Records with drawing code
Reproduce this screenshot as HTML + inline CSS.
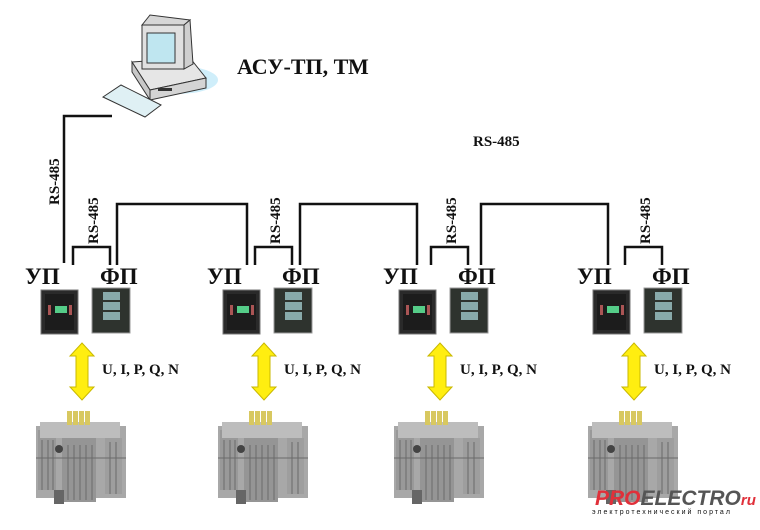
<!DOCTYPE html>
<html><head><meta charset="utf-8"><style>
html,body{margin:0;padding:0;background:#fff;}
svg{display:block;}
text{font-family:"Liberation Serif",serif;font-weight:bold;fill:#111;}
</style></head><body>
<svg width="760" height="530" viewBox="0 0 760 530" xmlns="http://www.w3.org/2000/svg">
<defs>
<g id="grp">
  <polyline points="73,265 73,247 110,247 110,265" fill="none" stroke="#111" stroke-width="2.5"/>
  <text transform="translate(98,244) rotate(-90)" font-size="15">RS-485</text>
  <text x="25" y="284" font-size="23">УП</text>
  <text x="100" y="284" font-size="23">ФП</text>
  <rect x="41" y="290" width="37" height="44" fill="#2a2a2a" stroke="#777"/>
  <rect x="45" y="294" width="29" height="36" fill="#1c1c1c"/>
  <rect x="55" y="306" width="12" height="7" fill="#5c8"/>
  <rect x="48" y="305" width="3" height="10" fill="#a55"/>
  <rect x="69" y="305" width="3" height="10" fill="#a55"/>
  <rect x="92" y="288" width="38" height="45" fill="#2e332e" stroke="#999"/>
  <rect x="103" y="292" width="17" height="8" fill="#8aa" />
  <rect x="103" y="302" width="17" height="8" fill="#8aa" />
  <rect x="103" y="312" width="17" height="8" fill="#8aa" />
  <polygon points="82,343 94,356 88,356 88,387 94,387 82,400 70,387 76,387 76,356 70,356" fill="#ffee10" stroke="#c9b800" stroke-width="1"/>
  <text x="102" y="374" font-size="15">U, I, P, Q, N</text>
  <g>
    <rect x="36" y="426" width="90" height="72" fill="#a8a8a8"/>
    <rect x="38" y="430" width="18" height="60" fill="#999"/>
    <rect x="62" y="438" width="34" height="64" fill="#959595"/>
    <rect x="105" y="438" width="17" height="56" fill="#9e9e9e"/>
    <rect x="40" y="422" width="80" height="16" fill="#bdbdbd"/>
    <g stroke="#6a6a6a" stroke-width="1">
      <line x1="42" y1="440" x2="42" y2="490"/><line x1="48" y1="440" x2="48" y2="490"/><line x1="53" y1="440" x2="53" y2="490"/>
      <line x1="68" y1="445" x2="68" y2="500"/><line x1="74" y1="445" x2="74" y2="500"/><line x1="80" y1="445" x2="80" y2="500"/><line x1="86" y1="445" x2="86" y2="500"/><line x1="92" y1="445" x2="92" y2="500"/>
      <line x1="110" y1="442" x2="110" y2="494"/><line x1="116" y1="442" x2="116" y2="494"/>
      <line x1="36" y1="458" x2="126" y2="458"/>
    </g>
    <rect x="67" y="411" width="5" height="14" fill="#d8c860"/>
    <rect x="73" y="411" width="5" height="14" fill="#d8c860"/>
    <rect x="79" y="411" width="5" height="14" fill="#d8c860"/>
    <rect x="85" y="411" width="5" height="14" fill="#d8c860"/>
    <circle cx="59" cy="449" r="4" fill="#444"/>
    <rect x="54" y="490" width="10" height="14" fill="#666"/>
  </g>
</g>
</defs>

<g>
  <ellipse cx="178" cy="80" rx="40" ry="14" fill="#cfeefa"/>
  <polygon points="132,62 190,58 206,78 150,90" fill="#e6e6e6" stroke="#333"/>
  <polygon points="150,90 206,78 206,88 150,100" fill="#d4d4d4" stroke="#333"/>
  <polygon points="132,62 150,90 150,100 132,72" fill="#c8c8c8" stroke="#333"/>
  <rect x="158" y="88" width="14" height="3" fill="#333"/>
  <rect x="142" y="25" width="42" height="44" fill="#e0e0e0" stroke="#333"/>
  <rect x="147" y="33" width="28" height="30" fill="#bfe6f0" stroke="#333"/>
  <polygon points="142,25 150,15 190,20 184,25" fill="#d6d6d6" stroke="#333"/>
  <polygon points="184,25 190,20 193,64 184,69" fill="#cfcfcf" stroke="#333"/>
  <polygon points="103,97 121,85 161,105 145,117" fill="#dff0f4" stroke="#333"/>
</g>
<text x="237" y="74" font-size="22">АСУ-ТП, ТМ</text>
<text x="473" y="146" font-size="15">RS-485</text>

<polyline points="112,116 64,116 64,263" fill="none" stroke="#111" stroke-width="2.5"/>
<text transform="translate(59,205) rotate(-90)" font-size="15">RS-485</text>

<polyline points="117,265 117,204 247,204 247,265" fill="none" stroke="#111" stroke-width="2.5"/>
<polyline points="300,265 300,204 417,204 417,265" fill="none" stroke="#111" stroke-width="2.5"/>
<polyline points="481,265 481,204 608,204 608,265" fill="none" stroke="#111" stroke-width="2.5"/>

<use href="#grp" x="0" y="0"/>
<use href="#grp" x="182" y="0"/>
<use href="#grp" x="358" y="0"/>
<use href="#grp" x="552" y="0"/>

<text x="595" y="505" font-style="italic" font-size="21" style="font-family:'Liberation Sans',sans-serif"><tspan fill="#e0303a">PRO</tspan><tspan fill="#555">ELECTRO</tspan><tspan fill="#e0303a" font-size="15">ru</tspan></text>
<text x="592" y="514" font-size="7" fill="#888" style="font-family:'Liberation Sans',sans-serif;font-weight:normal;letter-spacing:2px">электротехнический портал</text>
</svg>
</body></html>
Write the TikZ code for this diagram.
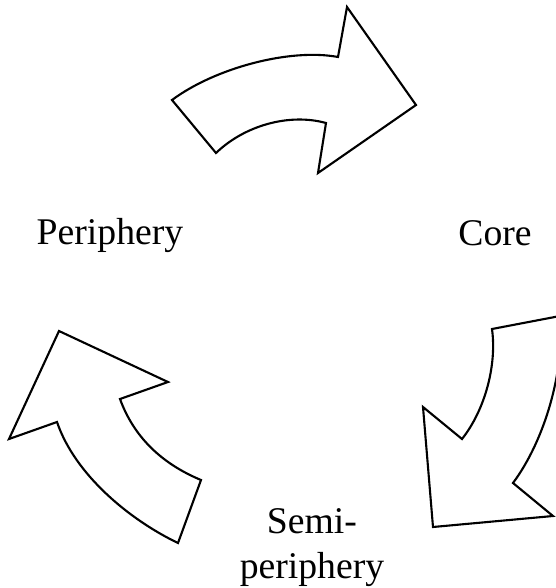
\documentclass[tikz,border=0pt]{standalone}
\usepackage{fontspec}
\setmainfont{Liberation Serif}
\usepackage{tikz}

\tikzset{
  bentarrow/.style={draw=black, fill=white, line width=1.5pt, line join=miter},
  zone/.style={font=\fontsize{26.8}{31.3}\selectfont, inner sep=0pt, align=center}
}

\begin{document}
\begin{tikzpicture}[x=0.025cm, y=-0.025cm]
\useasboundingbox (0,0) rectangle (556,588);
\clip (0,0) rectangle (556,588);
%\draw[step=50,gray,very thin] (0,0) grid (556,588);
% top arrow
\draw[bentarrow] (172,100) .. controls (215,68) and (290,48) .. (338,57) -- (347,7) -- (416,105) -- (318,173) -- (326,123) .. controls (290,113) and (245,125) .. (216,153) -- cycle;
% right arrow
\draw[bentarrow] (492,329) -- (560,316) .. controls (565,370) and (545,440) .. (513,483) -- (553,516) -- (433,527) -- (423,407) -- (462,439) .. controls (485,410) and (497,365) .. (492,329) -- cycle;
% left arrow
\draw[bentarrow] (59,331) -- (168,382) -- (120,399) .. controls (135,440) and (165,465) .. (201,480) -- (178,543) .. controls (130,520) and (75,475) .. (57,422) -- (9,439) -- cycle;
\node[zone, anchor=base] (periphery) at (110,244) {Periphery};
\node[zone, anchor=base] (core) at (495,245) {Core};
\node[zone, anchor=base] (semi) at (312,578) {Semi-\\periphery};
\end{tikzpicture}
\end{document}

● **Exercise**: Copy out all lines where the word "this" appears.

● **Final result**:
Reproduce this screenshot as HTML + inline CSS.
Write the TikZ code for this diagram.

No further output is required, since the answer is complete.